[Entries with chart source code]
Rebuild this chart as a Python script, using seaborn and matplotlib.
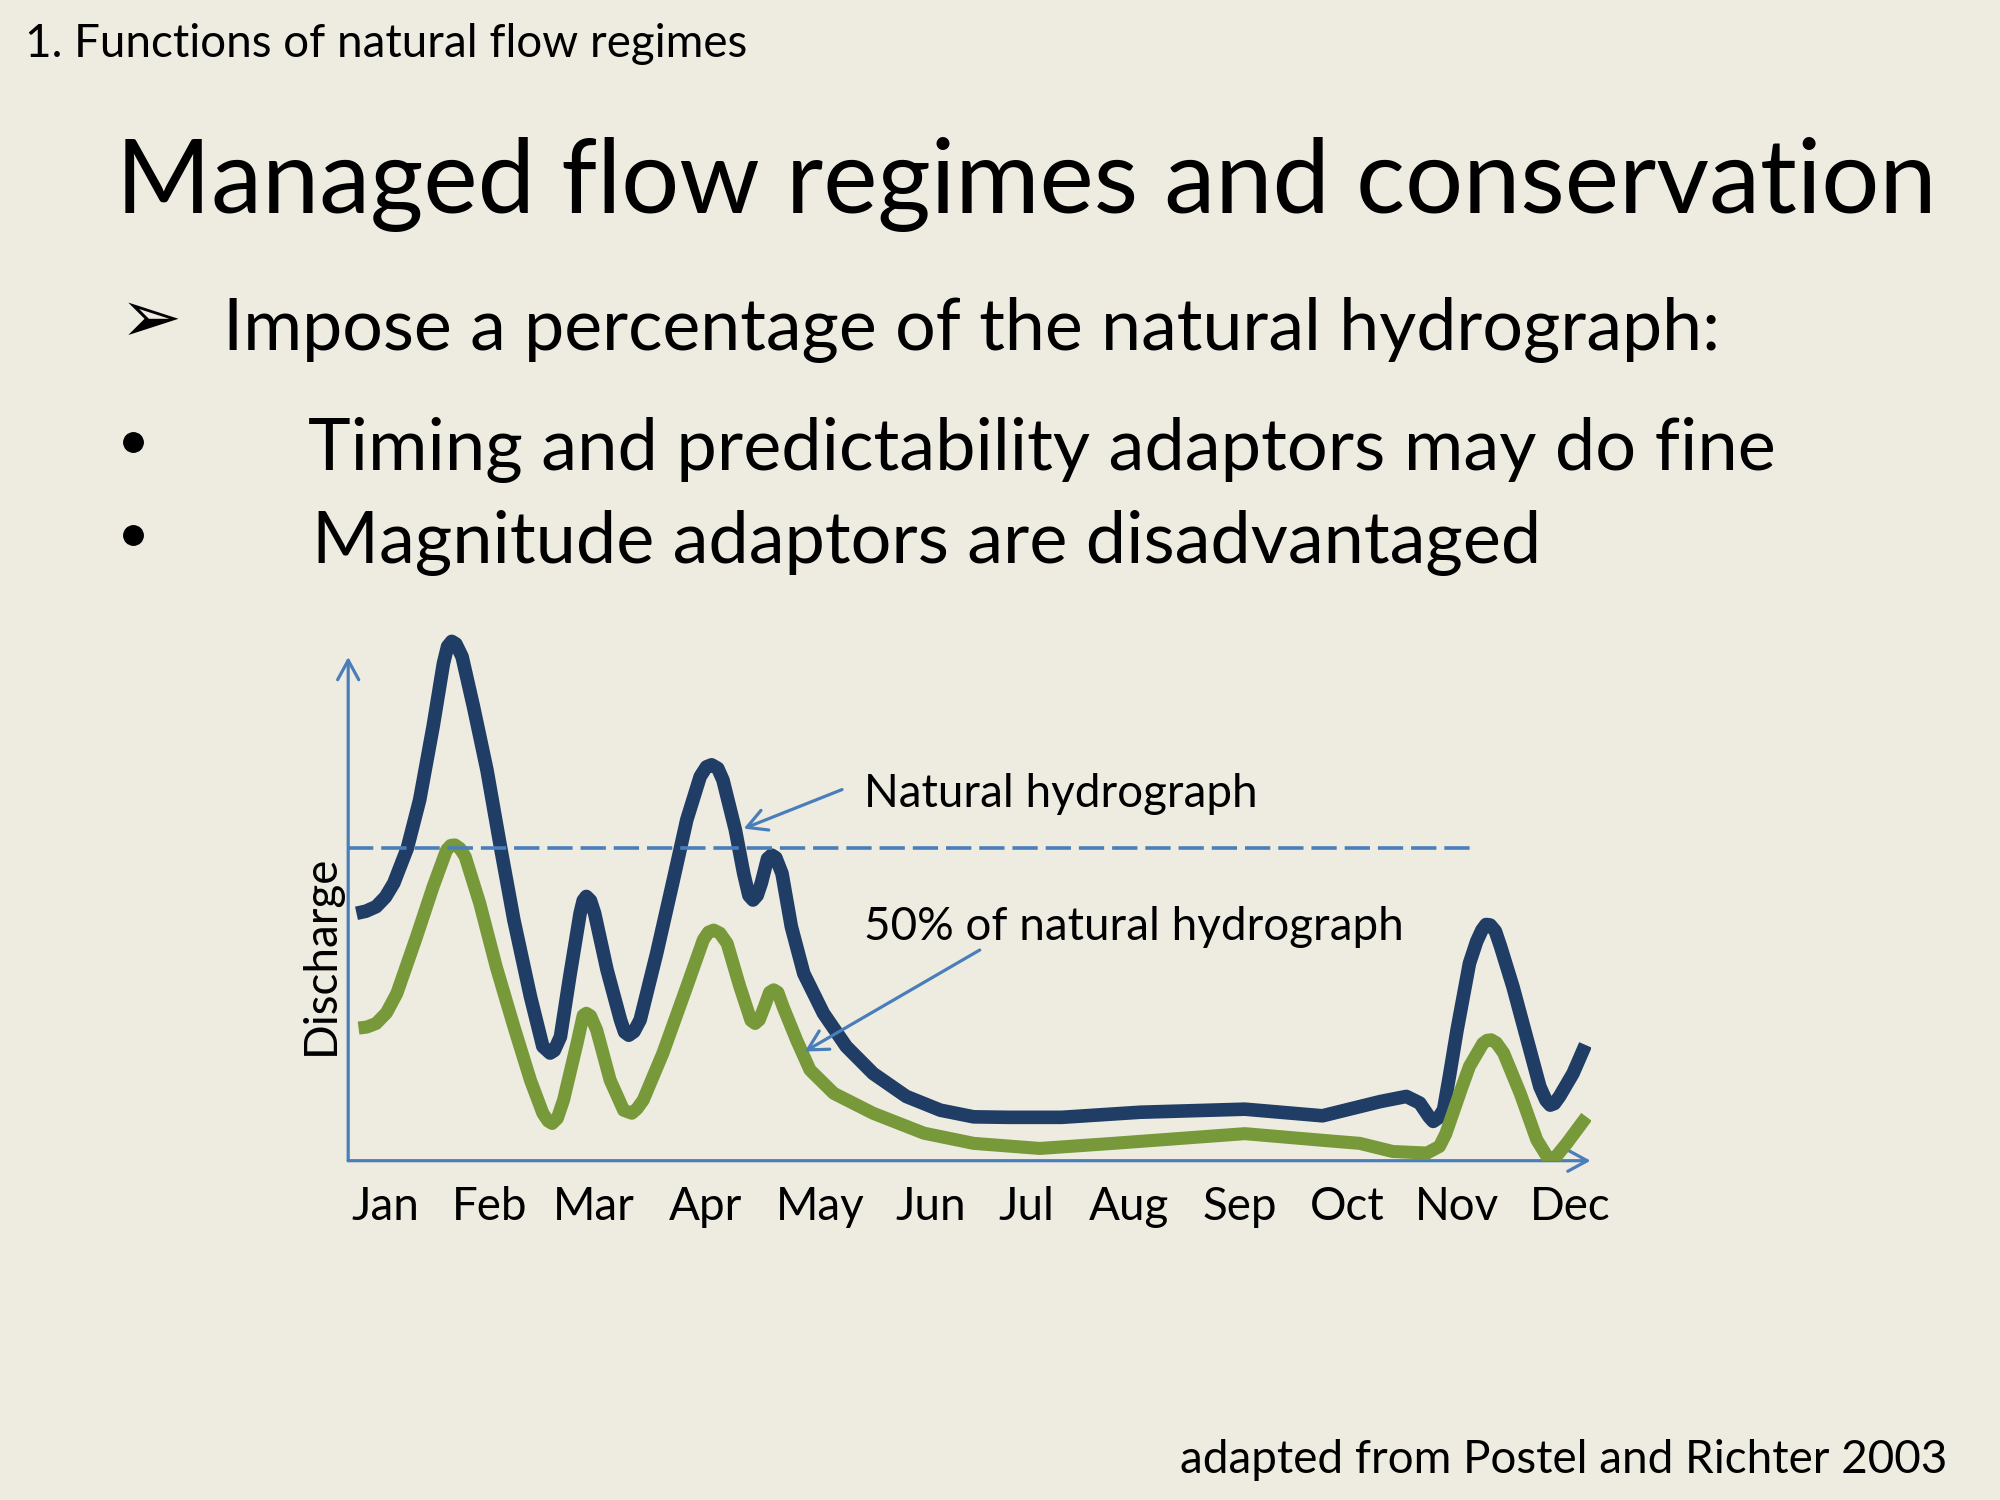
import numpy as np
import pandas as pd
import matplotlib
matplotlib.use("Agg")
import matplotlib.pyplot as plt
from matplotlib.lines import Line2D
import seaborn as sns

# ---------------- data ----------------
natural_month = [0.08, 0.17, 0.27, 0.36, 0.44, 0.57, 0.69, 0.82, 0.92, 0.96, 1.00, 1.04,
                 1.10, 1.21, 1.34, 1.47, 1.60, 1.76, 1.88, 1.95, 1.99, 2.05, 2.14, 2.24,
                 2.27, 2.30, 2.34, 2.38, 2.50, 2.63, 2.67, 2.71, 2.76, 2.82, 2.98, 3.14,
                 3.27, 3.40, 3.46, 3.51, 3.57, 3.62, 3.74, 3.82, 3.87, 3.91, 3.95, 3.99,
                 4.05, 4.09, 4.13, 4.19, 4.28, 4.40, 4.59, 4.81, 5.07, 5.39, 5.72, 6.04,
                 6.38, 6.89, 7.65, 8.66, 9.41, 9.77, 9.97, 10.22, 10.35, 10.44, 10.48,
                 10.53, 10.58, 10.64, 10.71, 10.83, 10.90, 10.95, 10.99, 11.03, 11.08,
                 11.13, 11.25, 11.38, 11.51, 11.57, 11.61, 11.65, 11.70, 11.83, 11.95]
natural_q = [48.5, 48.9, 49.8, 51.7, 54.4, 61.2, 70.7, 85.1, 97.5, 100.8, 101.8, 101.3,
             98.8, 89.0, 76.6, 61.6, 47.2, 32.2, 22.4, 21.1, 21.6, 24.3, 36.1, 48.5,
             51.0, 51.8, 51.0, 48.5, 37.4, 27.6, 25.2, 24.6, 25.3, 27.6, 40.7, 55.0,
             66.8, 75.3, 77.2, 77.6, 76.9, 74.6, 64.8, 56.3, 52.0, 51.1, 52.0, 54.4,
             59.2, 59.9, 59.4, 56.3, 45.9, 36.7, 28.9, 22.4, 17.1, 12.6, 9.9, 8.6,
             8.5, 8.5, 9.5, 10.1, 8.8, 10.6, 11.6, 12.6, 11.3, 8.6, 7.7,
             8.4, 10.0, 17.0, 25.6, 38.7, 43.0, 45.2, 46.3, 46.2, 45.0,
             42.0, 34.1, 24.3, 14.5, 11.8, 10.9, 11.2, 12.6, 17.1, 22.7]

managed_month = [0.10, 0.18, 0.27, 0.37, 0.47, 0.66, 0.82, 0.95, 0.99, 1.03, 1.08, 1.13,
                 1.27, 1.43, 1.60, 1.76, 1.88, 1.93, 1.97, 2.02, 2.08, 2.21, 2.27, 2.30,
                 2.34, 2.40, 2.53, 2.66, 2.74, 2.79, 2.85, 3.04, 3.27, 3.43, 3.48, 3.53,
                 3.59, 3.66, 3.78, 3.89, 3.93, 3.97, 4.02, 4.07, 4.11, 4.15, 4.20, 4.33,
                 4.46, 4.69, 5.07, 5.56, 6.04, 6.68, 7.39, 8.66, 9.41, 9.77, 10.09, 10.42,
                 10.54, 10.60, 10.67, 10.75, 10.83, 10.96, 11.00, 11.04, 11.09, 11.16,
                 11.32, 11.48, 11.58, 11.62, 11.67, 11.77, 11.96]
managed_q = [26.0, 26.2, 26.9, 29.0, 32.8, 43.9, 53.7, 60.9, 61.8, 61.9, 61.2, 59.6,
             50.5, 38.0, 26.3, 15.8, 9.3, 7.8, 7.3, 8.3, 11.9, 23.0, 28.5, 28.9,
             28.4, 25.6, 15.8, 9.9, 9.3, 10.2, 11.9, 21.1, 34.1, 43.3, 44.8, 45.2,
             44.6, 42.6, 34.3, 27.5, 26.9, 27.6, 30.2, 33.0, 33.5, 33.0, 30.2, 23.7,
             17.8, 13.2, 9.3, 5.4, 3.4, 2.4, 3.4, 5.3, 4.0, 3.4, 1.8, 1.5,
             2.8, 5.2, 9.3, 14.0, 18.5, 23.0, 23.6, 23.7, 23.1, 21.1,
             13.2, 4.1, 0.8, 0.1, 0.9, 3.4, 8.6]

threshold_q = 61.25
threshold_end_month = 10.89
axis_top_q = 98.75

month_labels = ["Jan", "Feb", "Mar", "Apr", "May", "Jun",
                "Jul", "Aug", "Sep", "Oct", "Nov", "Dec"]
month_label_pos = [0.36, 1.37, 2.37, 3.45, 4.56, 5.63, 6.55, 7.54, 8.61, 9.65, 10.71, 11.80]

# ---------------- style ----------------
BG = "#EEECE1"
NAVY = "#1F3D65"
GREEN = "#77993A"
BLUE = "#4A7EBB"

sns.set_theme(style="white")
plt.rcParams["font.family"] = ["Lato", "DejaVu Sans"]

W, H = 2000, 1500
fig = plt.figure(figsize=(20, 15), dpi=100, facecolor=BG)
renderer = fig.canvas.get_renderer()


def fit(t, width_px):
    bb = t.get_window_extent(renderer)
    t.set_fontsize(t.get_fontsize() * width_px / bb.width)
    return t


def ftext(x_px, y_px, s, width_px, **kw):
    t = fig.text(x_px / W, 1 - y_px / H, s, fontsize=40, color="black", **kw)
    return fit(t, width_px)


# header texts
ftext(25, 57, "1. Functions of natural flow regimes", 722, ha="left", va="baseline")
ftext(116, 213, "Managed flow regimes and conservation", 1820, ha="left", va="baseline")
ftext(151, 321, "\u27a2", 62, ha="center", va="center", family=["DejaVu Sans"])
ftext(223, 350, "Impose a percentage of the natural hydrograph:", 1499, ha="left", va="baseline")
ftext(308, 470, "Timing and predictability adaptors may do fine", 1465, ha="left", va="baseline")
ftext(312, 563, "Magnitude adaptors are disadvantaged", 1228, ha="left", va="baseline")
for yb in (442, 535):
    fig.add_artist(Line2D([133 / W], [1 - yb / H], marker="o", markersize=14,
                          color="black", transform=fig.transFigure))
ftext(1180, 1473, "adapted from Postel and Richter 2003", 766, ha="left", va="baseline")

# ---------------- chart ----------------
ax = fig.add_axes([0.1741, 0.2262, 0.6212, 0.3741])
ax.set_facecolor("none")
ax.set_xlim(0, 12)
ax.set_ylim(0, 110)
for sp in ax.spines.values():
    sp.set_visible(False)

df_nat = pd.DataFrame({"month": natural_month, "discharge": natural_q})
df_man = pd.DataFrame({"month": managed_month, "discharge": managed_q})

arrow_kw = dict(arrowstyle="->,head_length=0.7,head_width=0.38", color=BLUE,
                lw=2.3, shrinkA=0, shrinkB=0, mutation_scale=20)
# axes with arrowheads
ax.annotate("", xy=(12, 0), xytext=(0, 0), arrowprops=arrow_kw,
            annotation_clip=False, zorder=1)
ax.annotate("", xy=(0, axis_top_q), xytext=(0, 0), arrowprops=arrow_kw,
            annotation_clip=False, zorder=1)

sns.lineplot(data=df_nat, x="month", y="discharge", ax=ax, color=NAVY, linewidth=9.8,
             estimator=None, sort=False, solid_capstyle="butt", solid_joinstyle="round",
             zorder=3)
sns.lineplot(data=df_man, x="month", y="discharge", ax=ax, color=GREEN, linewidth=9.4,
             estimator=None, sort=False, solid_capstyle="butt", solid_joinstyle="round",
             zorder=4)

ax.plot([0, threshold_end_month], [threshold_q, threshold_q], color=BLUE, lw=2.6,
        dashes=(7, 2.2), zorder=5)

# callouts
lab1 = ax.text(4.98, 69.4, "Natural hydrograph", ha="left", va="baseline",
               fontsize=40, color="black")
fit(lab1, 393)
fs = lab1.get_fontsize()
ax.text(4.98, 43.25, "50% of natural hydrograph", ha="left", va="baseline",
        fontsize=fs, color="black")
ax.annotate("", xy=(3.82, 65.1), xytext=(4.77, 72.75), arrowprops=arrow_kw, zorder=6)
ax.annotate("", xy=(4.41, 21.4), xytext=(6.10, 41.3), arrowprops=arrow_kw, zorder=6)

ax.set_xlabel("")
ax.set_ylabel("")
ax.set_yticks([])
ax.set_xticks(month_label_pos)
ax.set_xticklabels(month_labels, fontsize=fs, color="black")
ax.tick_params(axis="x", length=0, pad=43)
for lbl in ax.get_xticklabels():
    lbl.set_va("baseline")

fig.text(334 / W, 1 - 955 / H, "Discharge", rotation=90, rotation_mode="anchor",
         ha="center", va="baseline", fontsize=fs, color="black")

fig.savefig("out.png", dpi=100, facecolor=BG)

...

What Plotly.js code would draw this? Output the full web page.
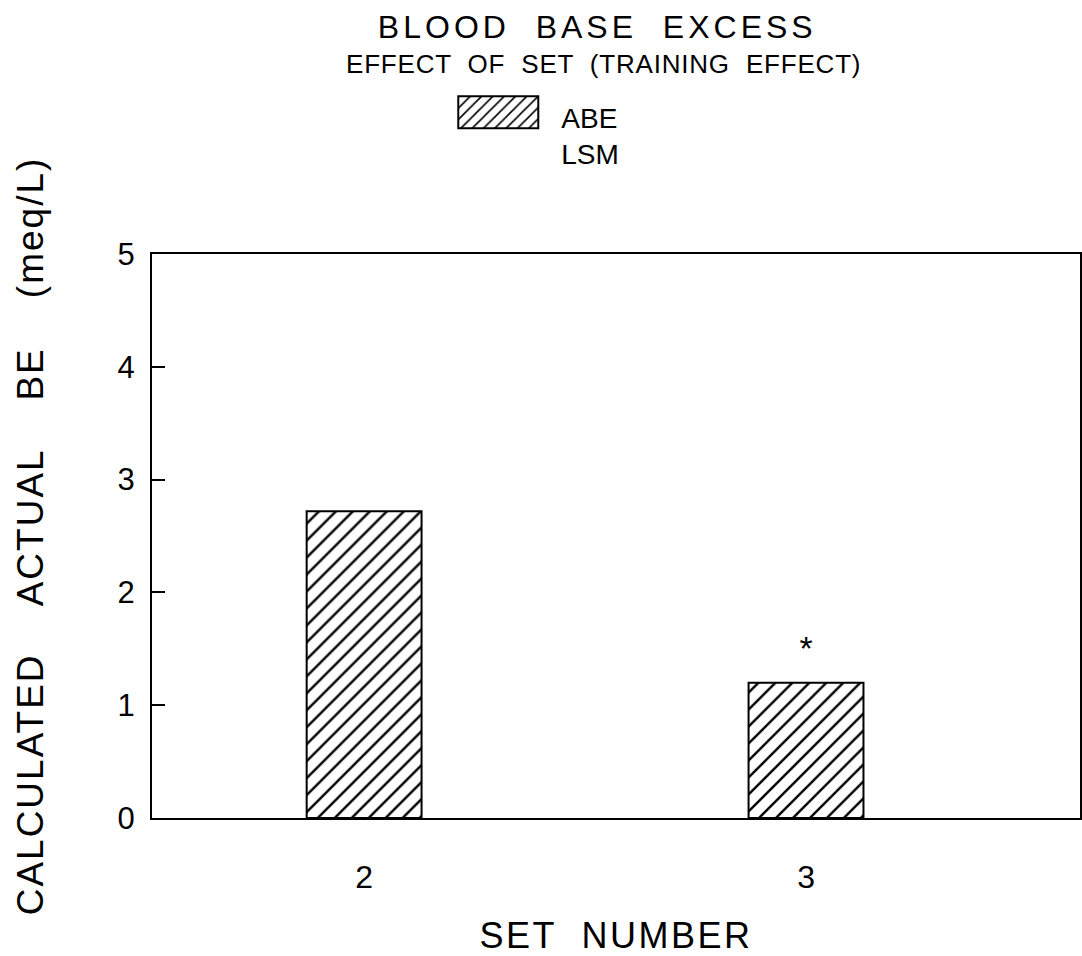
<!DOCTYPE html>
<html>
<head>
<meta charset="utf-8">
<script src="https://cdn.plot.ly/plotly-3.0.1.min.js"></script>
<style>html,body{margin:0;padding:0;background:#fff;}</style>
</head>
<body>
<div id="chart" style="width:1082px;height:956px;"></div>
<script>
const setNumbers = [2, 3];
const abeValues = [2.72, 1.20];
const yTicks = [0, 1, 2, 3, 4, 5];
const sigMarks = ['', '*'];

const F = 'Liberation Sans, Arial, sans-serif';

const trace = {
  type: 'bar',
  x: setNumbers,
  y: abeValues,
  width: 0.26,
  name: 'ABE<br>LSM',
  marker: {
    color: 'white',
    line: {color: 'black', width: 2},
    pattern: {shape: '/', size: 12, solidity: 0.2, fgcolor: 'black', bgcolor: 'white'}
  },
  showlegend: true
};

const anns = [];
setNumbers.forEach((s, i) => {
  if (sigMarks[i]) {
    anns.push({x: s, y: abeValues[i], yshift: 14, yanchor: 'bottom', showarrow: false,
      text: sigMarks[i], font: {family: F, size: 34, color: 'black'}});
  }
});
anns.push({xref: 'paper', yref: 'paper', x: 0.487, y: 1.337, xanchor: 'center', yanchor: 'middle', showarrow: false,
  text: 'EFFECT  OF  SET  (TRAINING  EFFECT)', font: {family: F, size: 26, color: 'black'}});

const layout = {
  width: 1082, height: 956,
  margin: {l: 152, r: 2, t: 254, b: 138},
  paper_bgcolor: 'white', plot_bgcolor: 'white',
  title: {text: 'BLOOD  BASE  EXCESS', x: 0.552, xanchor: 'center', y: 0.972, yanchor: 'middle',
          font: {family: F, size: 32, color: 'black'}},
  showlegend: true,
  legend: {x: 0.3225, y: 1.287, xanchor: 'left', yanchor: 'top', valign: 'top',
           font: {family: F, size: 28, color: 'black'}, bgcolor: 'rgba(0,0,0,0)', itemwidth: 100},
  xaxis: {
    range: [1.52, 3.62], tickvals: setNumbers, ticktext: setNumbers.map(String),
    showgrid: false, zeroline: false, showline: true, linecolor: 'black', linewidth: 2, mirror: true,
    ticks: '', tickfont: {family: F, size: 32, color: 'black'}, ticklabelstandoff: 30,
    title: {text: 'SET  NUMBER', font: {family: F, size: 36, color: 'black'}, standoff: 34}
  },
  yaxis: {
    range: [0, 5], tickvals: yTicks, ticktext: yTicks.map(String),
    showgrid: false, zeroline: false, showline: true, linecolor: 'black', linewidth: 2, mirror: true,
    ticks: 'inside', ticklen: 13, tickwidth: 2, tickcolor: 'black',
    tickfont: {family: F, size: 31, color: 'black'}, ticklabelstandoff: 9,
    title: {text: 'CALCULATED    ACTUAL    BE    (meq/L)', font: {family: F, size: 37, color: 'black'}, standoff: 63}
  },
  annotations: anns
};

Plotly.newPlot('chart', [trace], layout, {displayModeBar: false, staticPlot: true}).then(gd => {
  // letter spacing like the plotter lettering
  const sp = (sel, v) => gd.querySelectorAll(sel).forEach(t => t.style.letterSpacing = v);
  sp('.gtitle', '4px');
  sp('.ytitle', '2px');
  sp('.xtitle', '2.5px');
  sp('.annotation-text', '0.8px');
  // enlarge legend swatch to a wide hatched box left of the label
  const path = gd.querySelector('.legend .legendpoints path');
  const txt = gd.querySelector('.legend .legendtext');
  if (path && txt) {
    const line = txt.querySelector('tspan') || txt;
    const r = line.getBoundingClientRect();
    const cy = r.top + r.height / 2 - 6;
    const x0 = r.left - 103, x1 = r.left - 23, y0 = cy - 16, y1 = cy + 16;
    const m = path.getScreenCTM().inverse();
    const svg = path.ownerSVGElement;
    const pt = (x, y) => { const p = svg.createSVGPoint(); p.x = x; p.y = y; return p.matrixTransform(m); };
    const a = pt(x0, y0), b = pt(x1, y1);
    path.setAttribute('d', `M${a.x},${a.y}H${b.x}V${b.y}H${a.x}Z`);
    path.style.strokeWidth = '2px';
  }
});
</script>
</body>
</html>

OBJECTIVE: Both the line containing "Rebuild this chart" and the line containing "import seaborn as sns" belong in the copy, along with every line between them. Reproduce that stretch exactly, without the pictures.

FULL ANSWER:
Rebuild this chart as a Python script, using seaborn and matplotlib.
import numpy as np
import pandas as pd
import matplotlib
matplotlib.use("Agg")
import matplotlib.pyplot as plt
from matplotlib.lines import Line2D
import seaborn as sns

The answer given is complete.